Records provided:
-- START --
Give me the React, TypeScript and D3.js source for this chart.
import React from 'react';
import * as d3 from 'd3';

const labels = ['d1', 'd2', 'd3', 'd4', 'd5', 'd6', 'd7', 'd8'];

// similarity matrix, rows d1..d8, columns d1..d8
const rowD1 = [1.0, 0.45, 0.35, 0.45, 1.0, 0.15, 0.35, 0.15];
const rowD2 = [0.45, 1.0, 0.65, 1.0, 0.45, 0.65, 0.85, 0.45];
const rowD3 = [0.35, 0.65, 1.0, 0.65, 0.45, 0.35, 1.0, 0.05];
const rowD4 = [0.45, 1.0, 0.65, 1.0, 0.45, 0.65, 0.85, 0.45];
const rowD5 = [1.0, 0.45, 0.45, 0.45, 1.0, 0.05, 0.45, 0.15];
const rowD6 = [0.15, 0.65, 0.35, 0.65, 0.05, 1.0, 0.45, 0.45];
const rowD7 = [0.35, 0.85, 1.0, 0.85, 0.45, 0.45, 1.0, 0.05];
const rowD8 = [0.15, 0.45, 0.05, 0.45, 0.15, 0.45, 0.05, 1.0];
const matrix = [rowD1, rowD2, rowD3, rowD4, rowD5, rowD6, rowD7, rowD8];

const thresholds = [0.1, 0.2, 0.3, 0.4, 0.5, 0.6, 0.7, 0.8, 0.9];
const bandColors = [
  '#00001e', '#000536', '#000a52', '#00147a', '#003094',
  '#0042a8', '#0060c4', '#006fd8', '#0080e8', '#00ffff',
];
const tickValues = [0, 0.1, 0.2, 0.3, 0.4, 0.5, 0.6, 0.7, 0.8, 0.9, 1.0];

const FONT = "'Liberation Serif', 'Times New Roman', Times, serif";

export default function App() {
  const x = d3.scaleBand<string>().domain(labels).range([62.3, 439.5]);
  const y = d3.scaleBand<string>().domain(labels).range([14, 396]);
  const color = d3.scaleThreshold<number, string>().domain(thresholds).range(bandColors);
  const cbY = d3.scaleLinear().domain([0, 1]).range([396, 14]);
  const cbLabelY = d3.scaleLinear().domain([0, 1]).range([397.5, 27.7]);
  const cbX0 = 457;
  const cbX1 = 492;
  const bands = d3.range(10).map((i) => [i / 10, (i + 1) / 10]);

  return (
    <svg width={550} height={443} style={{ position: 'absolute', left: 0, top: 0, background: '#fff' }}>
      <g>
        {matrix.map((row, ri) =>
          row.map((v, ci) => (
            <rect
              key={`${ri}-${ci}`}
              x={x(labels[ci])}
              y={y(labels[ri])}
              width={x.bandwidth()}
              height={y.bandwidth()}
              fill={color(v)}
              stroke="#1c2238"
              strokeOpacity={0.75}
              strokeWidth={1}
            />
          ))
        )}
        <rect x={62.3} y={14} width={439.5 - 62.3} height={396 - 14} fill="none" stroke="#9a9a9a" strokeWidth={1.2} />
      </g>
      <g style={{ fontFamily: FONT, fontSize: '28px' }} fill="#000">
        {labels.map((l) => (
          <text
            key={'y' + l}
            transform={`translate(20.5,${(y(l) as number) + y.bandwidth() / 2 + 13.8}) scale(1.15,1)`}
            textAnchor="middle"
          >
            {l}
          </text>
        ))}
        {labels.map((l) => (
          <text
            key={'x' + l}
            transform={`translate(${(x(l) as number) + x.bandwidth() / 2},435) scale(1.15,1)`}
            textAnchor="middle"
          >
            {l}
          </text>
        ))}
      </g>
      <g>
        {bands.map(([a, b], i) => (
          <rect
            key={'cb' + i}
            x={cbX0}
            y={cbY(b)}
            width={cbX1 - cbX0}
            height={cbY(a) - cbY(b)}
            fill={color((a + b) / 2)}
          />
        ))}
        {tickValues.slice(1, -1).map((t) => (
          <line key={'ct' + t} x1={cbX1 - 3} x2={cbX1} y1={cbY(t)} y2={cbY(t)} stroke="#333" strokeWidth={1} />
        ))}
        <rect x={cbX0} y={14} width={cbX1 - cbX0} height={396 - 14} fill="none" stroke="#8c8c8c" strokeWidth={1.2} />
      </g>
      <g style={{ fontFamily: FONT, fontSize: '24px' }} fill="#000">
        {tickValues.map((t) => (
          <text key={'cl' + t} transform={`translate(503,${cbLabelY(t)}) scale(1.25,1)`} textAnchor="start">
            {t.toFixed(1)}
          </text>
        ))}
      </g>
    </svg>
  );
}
-- END --
-- START --
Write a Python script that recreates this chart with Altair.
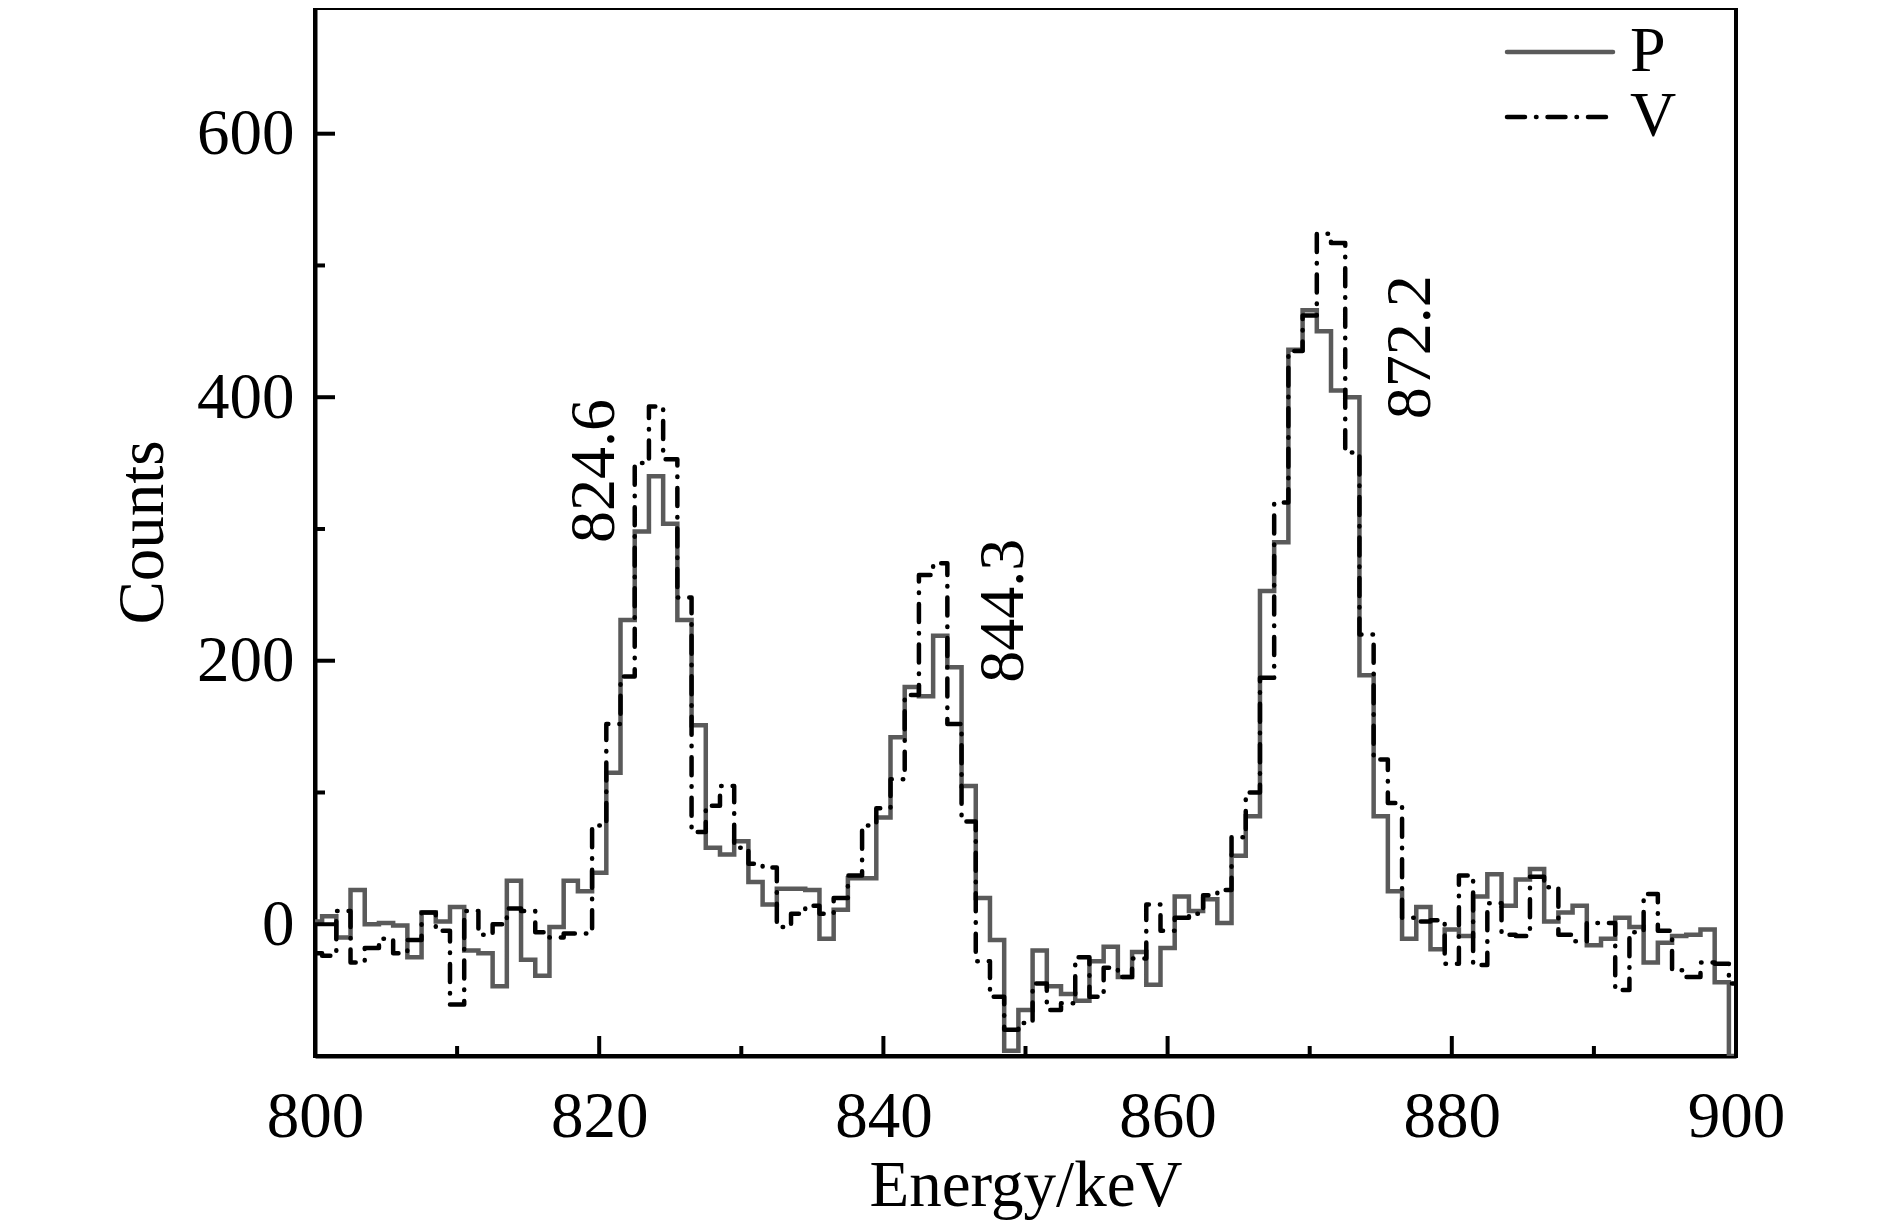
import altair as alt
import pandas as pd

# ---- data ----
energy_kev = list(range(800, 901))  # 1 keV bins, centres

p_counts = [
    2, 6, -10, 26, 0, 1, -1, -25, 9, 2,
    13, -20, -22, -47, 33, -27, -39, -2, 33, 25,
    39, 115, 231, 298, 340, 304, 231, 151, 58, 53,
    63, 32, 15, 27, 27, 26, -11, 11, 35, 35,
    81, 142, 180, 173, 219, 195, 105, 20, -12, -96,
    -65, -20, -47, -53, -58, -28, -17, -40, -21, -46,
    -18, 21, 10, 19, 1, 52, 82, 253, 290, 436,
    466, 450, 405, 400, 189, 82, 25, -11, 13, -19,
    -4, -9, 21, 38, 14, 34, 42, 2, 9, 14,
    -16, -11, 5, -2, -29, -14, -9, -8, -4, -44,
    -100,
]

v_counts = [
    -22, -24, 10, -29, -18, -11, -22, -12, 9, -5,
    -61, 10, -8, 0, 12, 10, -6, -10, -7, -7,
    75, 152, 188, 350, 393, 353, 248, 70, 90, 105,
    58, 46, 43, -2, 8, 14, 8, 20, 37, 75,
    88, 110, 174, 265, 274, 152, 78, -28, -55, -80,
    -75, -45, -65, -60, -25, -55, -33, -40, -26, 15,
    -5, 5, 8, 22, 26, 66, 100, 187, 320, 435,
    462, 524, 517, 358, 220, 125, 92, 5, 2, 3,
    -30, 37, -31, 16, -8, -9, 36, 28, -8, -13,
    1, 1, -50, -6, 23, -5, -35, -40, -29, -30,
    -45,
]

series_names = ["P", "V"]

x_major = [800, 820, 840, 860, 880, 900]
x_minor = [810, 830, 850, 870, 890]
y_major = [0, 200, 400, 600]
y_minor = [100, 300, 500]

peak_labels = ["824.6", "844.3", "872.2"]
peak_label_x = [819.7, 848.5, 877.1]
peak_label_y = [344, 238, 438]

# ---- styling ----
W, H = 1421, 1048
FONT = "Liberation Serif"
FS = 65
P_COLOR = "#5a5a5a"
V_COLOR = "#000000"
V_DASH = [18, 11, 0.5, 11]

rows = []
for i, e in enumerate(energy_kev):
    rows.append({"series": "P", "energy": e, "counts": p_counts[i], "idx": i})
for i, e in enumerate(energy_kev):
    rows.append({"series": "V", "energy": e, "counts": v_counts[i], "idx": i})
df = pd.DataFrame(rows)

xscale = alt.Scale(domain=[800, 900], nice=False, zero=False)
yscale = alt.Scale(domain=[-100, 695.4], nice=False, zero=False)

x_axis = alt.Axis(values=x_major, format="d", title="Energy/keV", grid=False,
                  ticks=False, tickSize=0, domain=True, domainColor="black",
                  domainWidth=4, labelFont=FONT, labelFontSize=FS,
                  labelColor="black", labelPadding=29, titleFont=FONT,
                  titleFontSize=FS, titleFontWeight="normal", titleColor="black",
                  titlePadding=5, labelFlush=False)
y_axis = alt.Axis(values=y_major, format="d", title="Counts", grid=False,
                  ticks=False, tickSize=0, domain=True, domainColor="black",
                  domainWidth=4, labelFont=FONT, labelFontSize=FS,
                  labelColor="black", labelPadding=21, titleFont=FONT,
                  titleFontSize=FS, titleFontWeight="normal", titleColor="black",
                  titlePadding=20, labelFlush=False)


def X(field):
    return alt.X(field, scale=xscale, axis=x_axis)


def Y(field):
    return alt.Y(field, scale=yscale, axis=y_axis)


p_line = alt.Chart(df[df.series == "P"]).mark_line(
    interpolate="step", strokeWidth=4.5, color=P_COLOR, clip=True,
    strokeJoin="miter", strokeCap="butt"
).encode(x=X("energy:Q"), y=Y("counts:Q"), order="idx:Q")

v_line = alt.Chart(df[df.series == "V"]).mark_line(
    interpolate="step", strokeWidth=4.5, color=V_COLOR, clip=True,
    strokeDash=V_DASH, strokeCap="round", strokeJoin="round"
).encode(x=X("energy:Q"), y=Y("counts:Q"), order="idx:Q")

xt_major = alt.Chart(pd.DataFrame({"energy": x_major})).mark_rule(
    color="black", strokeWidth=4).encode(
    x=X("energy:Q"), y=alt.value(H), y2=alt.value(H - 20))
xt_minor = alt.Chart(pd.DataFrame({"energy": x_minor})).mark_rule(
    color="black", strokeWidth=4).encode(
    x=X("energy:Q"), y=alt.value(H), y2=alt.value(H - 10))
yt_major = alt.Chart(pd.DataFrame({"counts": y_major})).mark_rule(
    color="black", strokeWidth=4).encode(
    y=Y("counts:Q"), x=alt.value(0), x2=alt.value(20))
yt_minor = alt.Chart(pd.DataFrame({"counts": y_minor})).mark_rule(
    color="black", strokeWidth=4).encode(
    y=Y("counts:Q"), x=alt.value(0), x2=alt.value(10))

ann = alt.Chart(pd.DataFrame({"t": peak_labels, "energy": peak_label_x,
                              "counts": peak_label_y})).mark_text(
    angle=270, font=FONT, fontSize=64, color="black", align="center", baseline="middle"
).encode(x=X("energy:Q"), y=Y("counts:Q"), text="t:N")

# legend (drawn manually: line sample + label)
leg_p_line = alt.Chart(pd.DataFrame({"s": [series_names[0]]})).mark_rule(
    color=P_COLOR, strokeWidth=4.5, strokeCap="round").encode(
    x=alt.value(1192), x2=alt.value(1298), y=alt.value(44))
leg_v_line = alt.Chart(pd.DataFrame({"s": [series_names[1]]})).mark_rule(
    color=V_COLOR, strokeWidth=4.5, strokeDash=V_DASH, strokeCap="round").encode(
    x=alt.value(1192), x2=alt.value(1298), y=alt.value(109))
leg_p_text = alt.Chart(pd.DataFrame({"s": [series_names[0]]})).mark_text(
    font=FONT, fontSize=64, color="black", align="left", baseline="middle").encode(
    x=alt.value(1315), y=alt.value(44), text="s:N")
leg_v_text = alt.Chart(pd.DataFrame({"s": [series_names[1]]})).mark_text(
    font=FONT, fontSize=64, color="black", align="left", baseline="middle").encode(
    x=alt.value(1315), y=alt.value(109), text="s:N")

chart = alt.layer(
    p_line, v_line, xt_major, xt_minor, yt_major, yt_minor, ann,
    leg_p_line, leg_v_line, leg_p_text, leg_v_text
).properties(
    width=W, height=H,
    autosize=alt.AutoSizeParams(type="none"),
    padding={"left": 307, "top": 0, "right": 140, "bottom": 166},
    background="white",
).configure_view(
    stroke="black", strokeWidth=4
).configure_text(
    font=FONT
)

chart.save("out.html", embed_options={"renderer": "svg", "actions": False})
-- END --
What is being asked:
As listed above, the lines from the line with "Give me the" to the line with "rowD6, rowD7, rowD8];" are to be echoed exactly, with both ends included and nothing added.

Result:
Give me the React, TypeScript and D3.js source for this chart.
import React from 'react';
import * as d3 from 'd3';

const labels = ['d1', 'd2', 'd3', 'd4', 'd5', 'd6', 'd7', 'd8'];

// similarity matrix, rows d1..d8, columns d1..d8
const rowD1 = [1.0, 0.45, 0.35, 0.45, 1.0, 0.15, 0.35, 0.15];
const rowD2 = [0.45, 1.0, 0.65, 1.0, 0.45, 0.65, 0.85, 0.45];
const rowD3 = [0.35, 0.65, 1.0, 0.65, 0.45, 0.35, 1.0, 0.05];
const rowD4 = [0.45, 1.0, 0.65, 1.0, 0.45, 0.65, 0.85, 0.45];
const rowD5 = [1.0, 0.45, 0.45, 0.45, 1.0, 0.05, 0.45, 0.15];
const rowD6 = [0.15, 0.65, 0.35, 0.65, 0.05, 1.0, 0.45, 0.45];
const rowD7 = [0.35, 0.85, 1.0, 0.85, 0.45, 0.45, 1.0, 0.05];
const rowD8 = [0.15, 0.45, 0.05, 0.45, 0.15, 0.45, 0.05, 1.0];
const matrix = [rowD1, rowD2, rowD3, rowD4, rowD5, rowD6, rowD7, rowD8];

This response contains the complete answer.